The children in Kellogg, Pinehurst and Smelterville have had their blood tested for years, but there the health district is looking for evidence of lead poisoning from smelter fallout in the ‘70s. Those children are not included in the latest statewide survey.
The health department is offering the $20 as incentive to lure in the 100 children they need in each district for a comprehensive survey.
Lead-based paint was banned for residential use in 1978. The paint industry starting phasing out the leaded paint in the 1950s because of lead poisoning concerns.
Children are most susceptible to lead poisoning. Even small amounts of lead can cause nerve damage, hyperactivity and other problems.
“We haven’t been able to demonstrate that children are being severely affected by lead-based paint,” said Donna Julian, the state’s lead program manager. “We’ll see if we can’t make some correlation. If there is some, then that’s ammunition that we can use to make people stand up and see that we need some type of legislation.”
This year the program is funded through a $250,000 grant from the Environmental Protection Agency. In 1998, the federal government will require that companies offering lead inspection, risk assessment and abatement services be trained and certified.
If the state passes similar legislation, it still can collect federal funds for its lead program. The program is designed to raise awareness about lead poisoning, its causes and how to reduce the risk of lead poisoning.
“One of our problems is educating physicians,” Julian said. “In most of Idaho, the knowledge level is real low when it comes to lead poisoning.”

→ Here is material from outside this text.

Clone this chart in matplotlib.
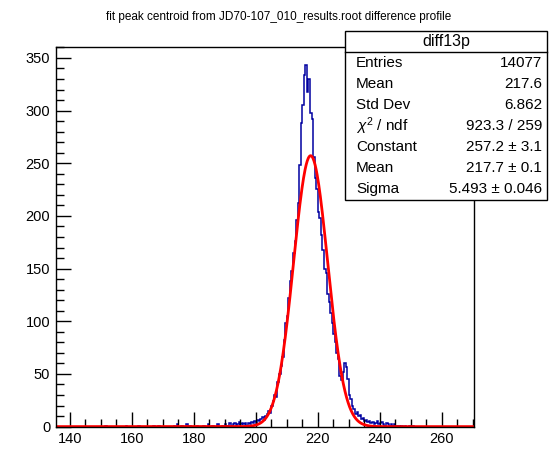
import numpy as np
import matplotlib
matplotlib.use("Agg")
import matplotlib.pyplot as plt
from matplotlib.ticker import MultipleLocator
from matplotlib.patches import Rectangle

plt.rcParams['font.family'] = ['Liberation Sans', 'DejaVu Sans']
plt.rcParams['mathtext.fontset'] = 'custom'
plt.rcParams['mathtext.rm'] = 'Liberation Sans'
plt.rcParams['mathtext.it'] = 'Liberation Sans:italic'

title = "fit peak centroid from JD70-107_010_results.root difference profile"

# histogram binning (0.5 wide bins)
x_lo, x_hi, bin_w = 135.5, 270.5, 0.5

# core region bin contents, bins starting at 196.0
core_start = 196.0
core_counts = [
    2, 3, 1, 3, 2, 4, 3, 5, 3, 6, 5, 7, 9, 6, 10, 12, 15, 13, 20, 24,
    30, 28, 42, 50, 58, 66, 82, 98, 105, 122, 138, 148, 165, 176, 196, 212,
    248, 288, 305, 334, 343, 318, 330, 298, 292, 256, 236, 226, 204, 198,
    182, 168, 150, 146, 126, 118, 108, 98, 88, 80, 70, 64, 48, 44, 52, 60,
    57, 45, 30, 26, 20, 17, 12, 14, 10, 11, 7, 8, 5, 6, 4, 5, 3, 4, 2, 3,
    5, 2, 3, 4, 2, 1, 3, 2, 1, 2, 1, 2, 0, 1, 1, 0, 1, 0, 1, 0, 0, 1, 0, 1,
    0, 0,
]

# sparse low-side tail (bin centre -> content)
tail_centres = [151.75, 158.25, 162.25, 167.25, 168.75, 173.75, 174.75, 176.25,
                177.75, 178.75, 181.25, 183.25, 184.75, 186.25, 187.75, 189.25,
                190.25, 190.75, 191.75, 192.25, 192.75, 193.25, 193.75, 194.25,
                194.75, 195.25, 195.75]
tail_counts = [1, 1, 1, 1, 1, 1, 2, 1, 2, 1, 1, 1, 2, 1, 2, 1,
               2, 1, 3, 1, 2, 3, 1, 2, 4, 2, 3]

# gaussian fit parameters from the stats box
fit_const, fit_mean, fit_sigma = 257.2, 217.7, 5.493

stats_rows = [
    ("Entries", "14077"),
    ("Mean", "217.6"),
    ("Std Dev", "6.862"),
    (r"$\chi^{2}$ / ndf", "923.3 / 259"),
    ("Constant", "257.2 ± 3.1"),
    ("Mean", "217.7 ± 0.1"),
    ("Sigma", "5.493 ± 0.046"),
]

edges = np.arange(x_lo, x_hi + bin_w / 2, bin_w)
counts = np.zeros(len(edges) - 1)
i0 = int(round((core_start - x_lo) / bin_w))
counts[i0:i0 + len(core_counts)] = core_counts
for c, n in zip(tail_centres, tail_counts):
    counts[int((c - x_lo) // bin_w)] = n

fig = plt.figure(figsize=(5.58, 4.74), dpi=100)
ax = fig.add_axes([0.1, 0.1, 0.75, 0.8])

ax.stairs(counts, edges, color='#0000a0', lw=1.1)
xf = np.linspace(x_lo, x_hi, 800)
yf = fit_const * np.exp(-0.5 * ((xf - fit_mean) / fit_sigma) ** 2)
ax.plot(xf, yf, color='#ff0000', lw=2.0)

ax.set_xlim(x_lo, x_hi)
ax.set_ylim(0, 360)
ax.xaxis.set_major_locator(MultipleLocator(20))
ax.xaxis.set_minor_locator(MultipleLocator(5))
ax.yaxis.set_major_locator(MultipleLocator(50))
ax.yaxis.set_minor_locator(MultipleLocator(10))
ax.tick_params(which='both', direction='in', top=False, right=False, width=1,
               labelsize=10.5)
ax.tick_params(which='major', length=11, pad=4)
ax.tick_params(which='minor', length=5.5)
for s in ax.spines.values():
    s.set_linewidth(1)

fig.text(0.5, 1 - 17 / 474, title, ha='center', va='center', fontsize=8.5)

# stats box
bx0, bx1 = 345 / 558, 547 / 558
by1, by0 = 1 - 31 / 474, 1 - 200 / 474
hdr = 1 - 52 / 474
fig.patches.append(Rectangle((bx0, by0), bx1 - bx0, by1 - by0, transform=fig.transFigure,
                             facecolor='white', edgecolor='black', lw=1, zorder=5))
fig.lines.append(plt.Line2D([bx0, bx1], [hdr, hdr], transform=fig.transFigure,
                            color='black', lw=1, zorder=6))
fig.text((bx0 + bx1) / 2, (by1 + hdr) / 2, "diff13p", ha='center', va='center',
         fontsize=11.5, zorder=7)
row_h = (hdr - by0) / len(stats_rows)
for k, (lab, val) in enumerate(stats_rows):
    yy = hdr - (k + 0.5) * row_h
    fig.text(bx0 + 11 / 558, yy, lab, ha='left', va='center', fontsize=11, zorder=7)
    fig.text(bx1 - 5 / 558, yy, val, ha='right', va='center', fontsize=11, zorder=7)

fig.savefig("out.png", dpi=100)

Children who have measurable levels of lead in their blood will be referred to their health care provider. The study will not include testing paint for lead, although people can get lead-testing kits at the health district. If a significant number of children do test positive for lead, Julian said the health department may follow up with a study next year to pinpoint the cause.
In any case where a child’s blood lead level exceeds 10 micrograms per deciliter of blood, the health district is required to conduct an investigation of the cause.
The risk of lead poisoning can be lessened by eating foods rich in calcium and iron, by good hygiene and reducing contact with lead.
“There are a lot of homes with lead paint still in there,” said Dave Hylsky of Panhandle Health District. “It’s not a problem when it’s intact and in shape, or if you don’t do any renovation.”
Children and animals sometimes like to chew on objects painted with leaded paint because it tastes sweet, Julian said.
The state’s increased interest in raising awareness of lead poisoning also was prompted by a new law that requires disclosure of the possibility of lead-based paint in homes built prior to 1978. Sellers are not required to test for leaded paint, only to notify buyers that the possibility exists that the home contains the toxic paint.
Families interested in participating in the state study can contact health district offices in Coeur d’Alene and Bonners Ferry to make an appointment. The tests will be conducted on July 11 in Coeur d’Alene and July 15 in Bonners Ferry.